◆ **Task requirements**: Write out all the entries word for word and omit any pictures.

◆ **Plotting code records**:
▬▬▬

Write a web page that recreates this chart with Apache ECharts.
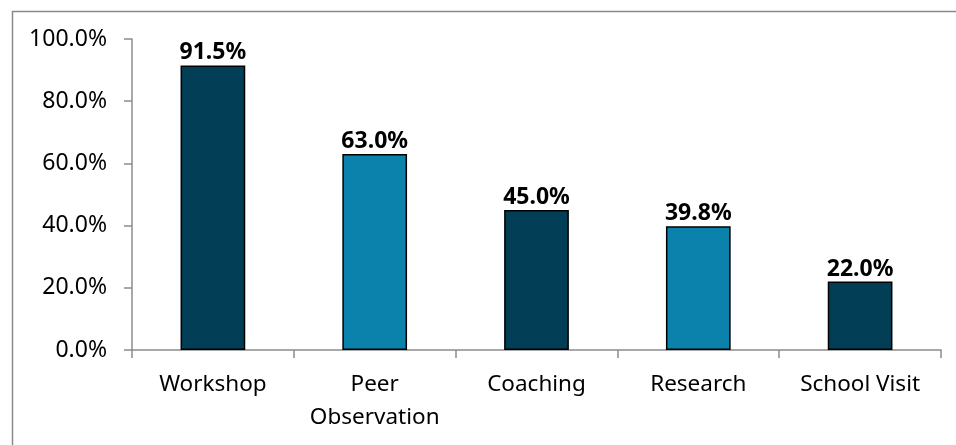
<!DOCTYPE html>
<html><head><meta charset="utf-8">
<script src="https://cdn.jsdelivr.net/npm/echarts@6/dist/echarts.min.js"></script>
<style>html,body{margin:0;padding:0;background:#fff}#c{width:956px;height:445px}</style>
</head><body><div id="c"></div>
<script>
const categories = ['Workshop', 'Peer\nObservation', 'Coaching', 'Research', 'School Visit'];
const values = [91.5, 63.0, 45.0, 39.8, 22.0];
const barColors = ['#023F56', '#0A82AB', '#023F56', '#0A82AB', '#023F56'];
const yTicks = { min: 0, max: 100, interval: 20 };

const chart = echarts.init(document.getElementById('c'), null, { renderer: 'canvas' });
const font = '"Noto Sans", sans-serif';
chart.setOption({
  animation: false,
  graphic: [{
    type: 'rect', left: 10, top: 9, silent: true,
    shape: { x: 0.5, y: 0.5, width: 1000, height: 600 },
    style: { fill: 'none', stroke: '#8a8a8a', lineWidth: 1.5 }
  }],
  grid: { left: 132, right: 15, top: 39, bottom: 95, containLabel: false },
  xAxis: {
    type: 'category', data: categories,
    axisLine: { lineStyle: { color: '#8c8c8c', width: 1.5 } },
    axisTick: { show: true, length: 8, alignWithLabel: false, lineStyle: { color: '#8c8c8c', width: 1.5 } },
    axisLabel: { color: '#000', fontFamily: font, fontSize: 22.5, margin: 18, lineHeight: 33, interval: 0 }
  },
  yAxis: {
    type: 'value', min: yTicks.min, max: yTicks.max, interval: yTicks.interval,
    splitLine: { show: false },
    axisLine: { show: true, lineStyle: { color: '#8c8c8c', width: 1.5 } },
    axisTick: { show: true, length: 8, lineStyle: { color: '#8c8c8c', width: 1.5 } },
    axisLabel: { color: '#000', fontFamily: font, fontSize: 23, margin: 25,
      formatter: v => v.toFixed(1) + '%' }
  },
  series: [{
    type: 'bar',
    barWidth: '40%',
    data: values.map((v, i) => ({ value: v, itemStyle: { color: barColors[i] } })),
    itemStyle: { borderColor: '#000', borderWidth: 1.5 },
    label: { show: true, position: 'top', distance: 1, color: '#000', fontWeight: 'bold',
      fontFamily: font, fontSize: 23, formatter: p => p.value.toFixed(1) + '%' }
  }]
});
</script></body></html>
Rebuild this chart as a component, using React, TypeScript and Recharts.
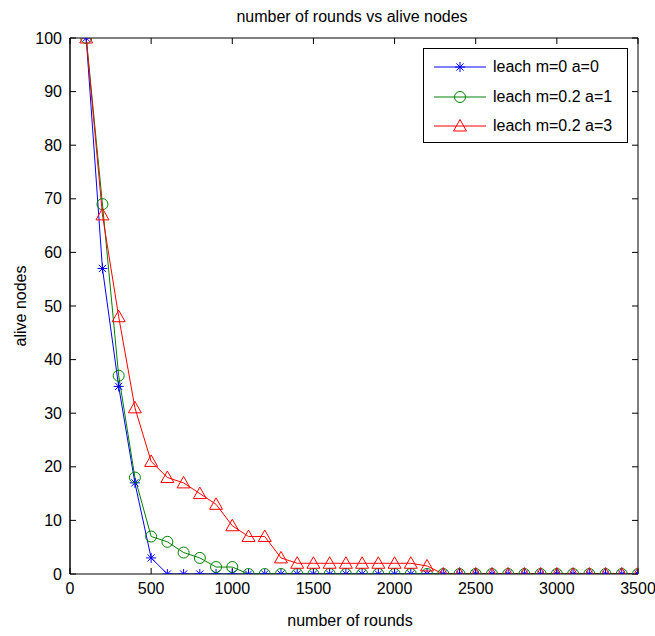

▬▬▬

◆ **Result of the task**:
Write a web page that recreates this chart with Apache ECharts.
<!DOCTYPE html>
<html><head><meta charset="utf-8">
<script src="https://cdn.jsdelivr.net/npm/echarts@6/dist/echarts.min.js"></script>
<style>html,body{margin:0;padding:0;background:#fff}#c{width:956px;height:445px}</style>
</head><body><div id="c"></div>
<script>
const categories = ['Workshop', 'Peer\nObservation', 'Coaching', 'Research', 'School Visit'];
const values = [91.5, 63.0, 45.0, 39.8, 22.0];
const barColors = ['#023F56', '#0A82AB', '#023F56', '#0A82AB', '#023F56'];
const yTicks = { min: 0, max: 100, interval: 20 };

const chart = echarts.init(document.getElementById('c'), null, { renderer: 'canvas' });
const font = '"Noto Sans", sans-serif';
chart.setOption({
  animation: false,
  graphic: [{
    type: 'rect', left: 10, top: 9, silent: true,
    shape: { x: 0.5, y: 0.5, width: 1000, height: 600 },
    style: { fill: 'none', stroke: '#8a8a8a', lineWidth: 1.5 }
  }],
  grid: { left: 132, right: 15, top: 39, bottom: 95, containLabel: false },
  xAxis: {
    type: 'category', data: categories,
    axisLine: { lineStyle: { color: '#8c8c8c', width: 1.5 } },
    axisTick: { show: true, length: 8, alignWithLabel: false, lineStyle: { color: '#8c8c8c', width: 1.5 } },
    axisLabel: { color: '#000', fontFamily: font, fontSize: 22.5, margin: 18, lineHeight: 33, interval: 0 }
  },
  yAxis: {
    type: 'value', min: yTicks.min, max: yTicks.max, interval: yTicks.interval,
    splitLine: { show: false },
    axisLine: { show: true, lineStyle: { color: '#8c8c8c', width: 1.5 } },
    axisTick: { show: true, length: 8, lineStyle: { color: '#8c8c8c', width: 1.5 } },
    axisLabel: { color: '#000', fontFamily: font, fontSize: 23, margin: 25,
      formatter: v => v.toFixed(1) + '%' }
  },
  series: [{
    type: 'bar',
    barWidth: '40%',
    data: values.map((v, i) => ({ value: v, itemStyle: { color: barColors[i] } })),
    itemStyle: { borderColor: '#000', borderWidth: 1.5 },
    label: { show: true, position: 'top', distance: 1, color: '#000', fontWeight: 'bold',
      fontFamily: font, fontSize: 23, formatter: p => p.value.toFixed(1) + '%' }
  }]
});
</script></body></html>
Rebuild this chart as a component, using React, TypeScript and Recharts.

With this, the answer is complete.